Trembler [verbe intransitif] : Être agité d'une succession rapide de petites secousses, de petites oscillation / Être parcouru d’une série de légers mouvements convulsifs provoqués par la fièvre, le froid, ou par une violente émotion. Synon. frémir, osciller, remuer, trémuler, vibrer.
Le Caire est une ville qui tremble. Pas comme Mexico, non, pas dans ses murs, mais l’effet est un peu le même. Sans que rien de tectonique ne vienne l’expliquer. Vivre au Caire c’est vivre dans le flou, se faire aux angles estompés, se laisser enfin aller aux lignes ondulantes. C’est accepter la douceur du sable qui sans cesse sur le sable dégringole, s’échappant de l’interstice de nos deux mains pourtant serrées, accepter la douceur du temps qui s’est figé à force de ne pas passer.

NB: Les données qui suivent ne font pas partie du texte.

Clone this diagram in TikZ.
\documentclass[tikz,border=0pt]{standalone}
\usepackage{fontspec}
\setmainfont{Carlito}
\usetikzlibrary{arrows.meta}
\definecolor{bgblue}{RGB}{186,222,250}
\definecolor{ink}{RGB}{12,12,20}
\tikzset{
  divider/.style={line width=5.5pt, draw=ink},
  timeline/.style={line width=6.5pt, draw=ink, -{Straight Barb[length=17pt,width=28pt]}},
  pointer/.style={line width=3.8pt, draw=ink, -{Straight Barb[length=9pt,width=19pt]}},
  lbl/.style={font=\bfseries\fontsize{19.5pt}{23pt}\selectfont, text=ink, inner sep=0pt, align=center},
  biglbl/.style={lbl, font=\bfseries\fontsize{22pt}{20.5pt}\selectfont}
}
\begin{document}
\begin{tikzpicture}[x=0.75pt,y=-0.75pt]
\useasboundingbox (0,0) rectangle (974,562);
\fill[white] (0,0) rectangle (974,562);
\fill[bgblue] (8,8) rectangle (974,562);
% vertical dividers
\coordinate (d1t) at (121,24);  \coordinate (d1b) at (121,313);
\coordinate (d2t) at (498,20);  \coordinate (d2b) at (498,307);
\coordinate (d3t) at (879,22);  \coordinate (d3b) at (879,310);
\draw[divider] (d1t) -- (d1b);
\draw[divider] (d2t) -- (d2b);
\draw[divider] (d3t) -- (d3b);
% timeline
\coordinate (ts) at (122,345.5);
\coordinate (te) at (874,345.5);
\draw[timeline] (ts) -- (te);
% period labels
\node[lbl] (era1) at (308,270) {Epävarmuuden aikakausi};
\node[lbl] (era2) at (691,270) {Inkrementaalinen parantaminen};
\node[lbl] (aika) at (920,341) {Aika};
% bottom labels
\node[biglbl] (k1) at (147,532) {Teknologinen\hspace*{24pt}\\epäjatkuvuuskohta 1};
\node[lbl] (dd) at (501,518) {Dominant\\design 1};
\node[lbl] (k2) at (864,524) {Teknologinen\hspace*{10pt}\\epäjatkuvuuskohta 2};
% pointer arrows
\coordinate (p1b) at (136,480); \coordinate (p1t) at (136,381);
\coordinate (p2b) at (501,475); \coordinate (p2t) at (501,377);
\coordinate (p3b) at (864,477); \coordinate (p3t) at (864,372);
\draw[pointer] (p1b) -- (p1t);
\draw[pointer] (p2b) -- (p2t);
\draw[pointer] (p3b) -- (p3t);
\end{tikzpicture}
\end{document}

Penser au Caire c’est comme sur une vitre trop froide souffler : un léger nuage de buée se forme, où tous les possibles coexistent, puis se déforme, et disparait. Le Caire est la cité du trouble par excellence, grosse goutte d’encre se diluant sans hâte dans une coupelle d’eau calme, la cité de l’étonnement sans heurts, où le merveilleux n’aura jamais paru si naturel, le fantastique si quotidien, et l’incompréhensible si logique. Les bruits dans les rues se mêlent, comme les corps se frôlent, comme les époques se fondent l’une dans l’autre. Sans ostentation. Sans s’en rendre compte. Par glissements progressifs, une simple soie qui glisse, aussi douce et fugace que l’empreinte des souvenirs.

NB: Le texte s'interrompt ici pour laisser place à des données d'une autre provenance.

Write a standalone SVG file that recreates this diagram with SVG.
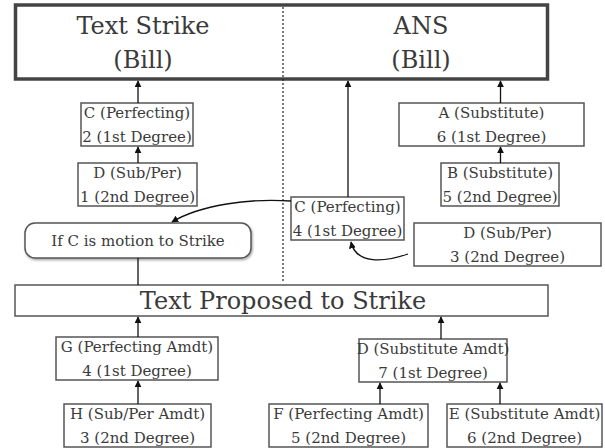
<svg xmlns="http://www.w3.org/2000/svg" width="605" height="448" viewBox="0 0 605 448">
  <defs>
    <marker id="arrow" viewBox="0 0 10 10" refX="9" refY="5" markerWidth="7" markerHeight="7" markerUnits="userSpaceOnUse" orient="auto">
      <path d="M0,0 L10,5 L0,10 z" fill="#111"/>
    </marker>
    <filter id="shadow" x="-5%" y="-10%" width="112%" height="130%">
      <feDropShadow dx="1" dy="1.5" stdDeviation="1" flood-color="#000" flood-opacity="0.35"/>
    </filter>
    <style>
      .box { fill: #fff; stroke: #555; stroke-width: 1.5; }
      .frame { fill: #fff; stroke: #444; stroke-width: 3.5; }
      .t { font-family: "DejaVu Serif", "Liberation Serif", serif; font-size: 15px; fill: #3a3a3a; text-anchor: middle; }
      .big { font-size: 24px; }
      .wire { fill: none; stroke: #111; stroke-width: 1.3; }
      .dots { fill: none; stroke: #222; stroke-width: 1.2; stroke-dasharray: 2 2; }
    </style>
  </defs>

  <rect width="605" height="448" fill="#fff"/>

  <!-- Bill: text strike vs. ANS -->
  <g id="bill">
    <rect class="frame" x="15.5" y="5" width="532" height="74"/>
    <text class="t big" x="143" y="34">Text Strike</text>
    <text class="t big" x="143" y="68">(Bill)</text>
    <text class="t big" x="421" y="34">ANS</text>
    <text class="t big" x="421" y="68">(Bill)</text>
  </g>

  <g id="c-perfecting-2">
    <rect class="box" x="81" y="103" width="112" height="43"/>
    <text class="t" x="137" y="118">C (Perfecting)</text>
    <text class="t" x="137" y="142">2 (1st Degree)</text>
  </g>

  <g id="d-subper-1">
    <rect class="box" x="78" y="163" width="119" height="43"/>
    <text class="t" x="137.5" y="178">D (Sub/Per)</text>
    <text class="t" x="137.5" y="202">1 (2nd Degree)</text>
  </g>

  <g id="if-c-strike">
    <rect class="box" x="25" y="223" width="226" height="35" rx="10" ry="10" filter="url(#shadow)"/>
    <text class="t" x="138" y="246">If C is motion to Strike</text>
  </g>

  <g id="a-substitute-6">
    <rect class="box" x="399" y="103" width="185" height="43"/>
    <text class="t" x="491.5" y="118">A (Substitute)</text>
    <text class="t" x="491.5" y="142">6 (1st Degree)</text>
  </g>

  <g id="b-substitute-5">
    <rect class="box" x="441" y="163" width="118" height="43"/>
    <text class="t" x="500" y="178">B (Substitute)</text>
    <text class="t" x="500" y="202">5 (2nd Degree)</text>
  </g>

  <g id="c-perfecting-4">
    <rect class="box" x="291" y="197" width="113" height="43"/>
    <text class="t" x="347.5" y="212">C (Perfecting)</text>
    <text class="t" x="347.5" y="236">4 (1st Degree)</text>
  </g>

  <g id="d-subper-3">
    <rect class="box" x="414" y="223" width="187" height="43"/>
    <text class="t" x="507.5" y="238">D (Sub/Per)</text>
    <text class="t" x="507.5" y="262">3 (2nd Degree)</text>
  </g>

  <g id="text-proposed">
    <rect class="box" x="15" y="285" width="533" height="31"/>
    <text class="t big" x="283" y="309">Text Proposed to Strike</text>
  </g>

  <g id="g-perfecting">
    <rect class="box" x="56" y="337" width="162" height="43"/>
    <text class="t" x="137" y="352">G (Perfecting Amdt)</text>
    <text class="t" x="137" y="376">4 (1st Degree)</text>
  </g>

  <g id="h-subper">
    <rect class="box" x="64" y="404" width="147" height="43"/>
    <text class="t" x="137.5" y="419">H (Sub/Per Amdt)</text>
    <text class="t" x="137.5" y="443">3 (2nd Degree)</text>
  </g>

  <g id="d-substitute">
    <rect class="box" x="359" y="339" width="148" height="43"/>
    <text class="t" x="433" y="354">D (Substitute Amdt)</text>
    <text class="t" x="433" y="378">7 (1st Degree)</text>
  </g>

  <g id="f-perfecting">
    <rect class="box" x="269" y="404" width="159" height="43"/>
    <text class="t" x="348.5" y="419">F (Perfecting Amdt)</text>
    <text class="t" x="348.5" y="443">5 (2nd Degree)</text>
  </g>

  <g id="e-substitute">
    <rect class="box" x="447" y="404" width="155" height="43"/>
    <text class="t" x="524.5" y="419">E (Substitute Amdt)</text>
    <text class="t" x="524.5" y="443">6 (2nd Degree)</text>
  </g>

  <!-- connectors -->
  <g id="connectors">
    <line class="dots" x1="283" y1="7" x2="283" y2="281"/>
    <line class="wire" x1="138" y1="103" x2="138" y2="81" marker-end="url(#arrow)"/>
    <line class="wire" x1="138" y1="163" x2="138" y2="147" marker-end="url(#arrow)"/>
    <line class="wire" x1="138" y1="258" x2="138" y2="285"/>
    <line class="wire" x1="348" y1="197" x2="348" y2="81" marker-end="url(#arrow)"/>
    <line class="wire" x1="500.5" y1="103" x2="500.5" y2="81" marker-end="url(#arrow)"/>
    <line class="wire" x1="500.5" y1="163" x2="500.5" y2="147" marker-end="url(#arrow)"/>
    <path class="wire" d="M291,201 C250,198 200,205 172,222" marker-end="url(#arrow)"/>
    <path class="wire" d="M408,254 C385,262 356,265 351,242" marker-end="url(#arrow)"/>
    <line class="wire" x1="138" y1="337" x2="138" y2="317" marker-end="url(#arrow)"/>
    <line class="wire" x1="441" y1="339" x2="441" y2="317" marker-end="url(#arrow)"/>
    <line class="wire" x1="138" y1="404" x2="138" y2="381" marker-end="url(#arrow)"/>
    <line class="wire" x1="380" y1="404" x2="380" y2="383" marker-end="url(#arrow)"/>
    <line class="wire" x1="500" y1="404" x2="500" y2="383" marker-end="url(#arrow)"/>
  </g>
</svg>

Filmer le Caire est une gageure, car tout là bas est déjà de l’ordre du cinéma. Filmer le Caire est un défi car tout là bas est déjà de l’ordre du mythe. Peut-on rêver regard plus profond que celui que reflète le Nil, le soir à la brune. Quand dans la brume du crépuscule se mêlent en violets vacillants les ombres des tombeaux et les voix des corbeaux. Même la mort là bas est une caresse. Et la nuit un baiser. Domaine des fantômes, domaine des frissons. Le Caire est une ville qui tremble.